Successful Security Sales
Both Freddie Mac and apartment industry brokers are encouraged by the program’s initial results. The first round of securities (technically called Series K-003 Structured Pass-Through Certificates, or K Certificates) were successfully sold and, in fact, were oversubscribed, meaning demand from investors was greater than supply. “It’s a signal to the market that securitization isn’t dead,” Saylor says. Freddie Mac is continuing to move forward with the program, and is actively planning for subsequent securitizations, she adds.

Some brokers say that success is a good sign for the program and for the securitization industry, though it is only a first step. “The toe got stuck back in the water and it went really well,” says Sue Blumberg, Senior Vice President and Managing Director of the Chicago office for Northmarq Capital. She expects the next securitization to take place in the fall. “If you can go to market that often, I think it’s going to pick up speed.
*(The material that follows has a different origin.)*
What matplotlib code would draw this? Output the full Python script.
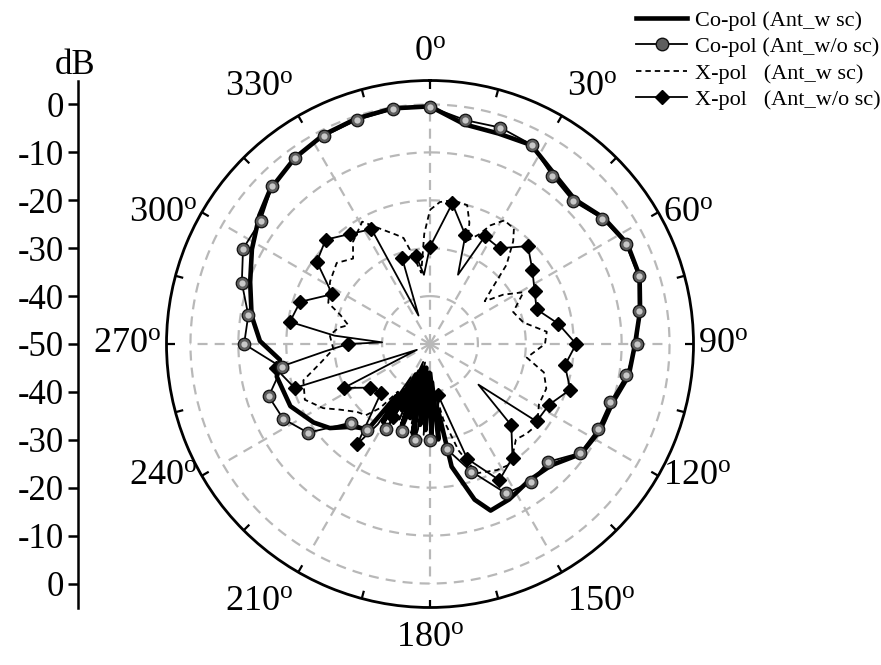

I bet the second securitization is better,” Blumberg says.

The success also shows that the market still thinks there is value in multifamily housing, says Ryan Whitaker, Assistant Vice President at Grandbridge Real Estate Capital. “It’s going to allow Freddie Mac to put more money out there and do more loans,” he says.

But Freddie Mac’s dipping of its toe into the securitization pool is not a sign that borrowers will see a flood of such loans from other lenders, Cannon says. “It’s really premature to make the next logical step. We’re a ways away from other lenders doing what Freddie has done.”

In fact, because Freddie Mac is guaranteeing the securities, the success of the program says more about investors’ belief in the creditworthiness of Freddie than about their belief in the multifamily industry, says Gary M. Tenzer, Co-founding Principal and Senior Director of real estate investment banking firm George Smith Partners. Plus, many of the banks that issue CMBS have disassembled. “It would take a lot of inertia to put that back together,” he says.

Blumberg is more optimistic, saying securitizations will come back--it’s just a question of when. “It could be months, it could be years,” she says. The success of such programs would rely on more accurate credit ratings than the CMBS of the past. If the Freddie K Certificate bonds are rated AAA because they are guaranteed, securities issued by a bank would be rated A-; higher return and higher risk. If Freddie Mac’s next securitization is oversubscribed in the fall and if there is continuing good news in the economy, someone will come out with an A- securitization, she says. “Bankers always figure out how to come back.”

The revival of the CMBS market would provide a kick start to apartment investment, says independent real estate investor and owner Del Walmsley. “If that happens you’ll see the end of the recession and prices start going back up,” Walmsley says.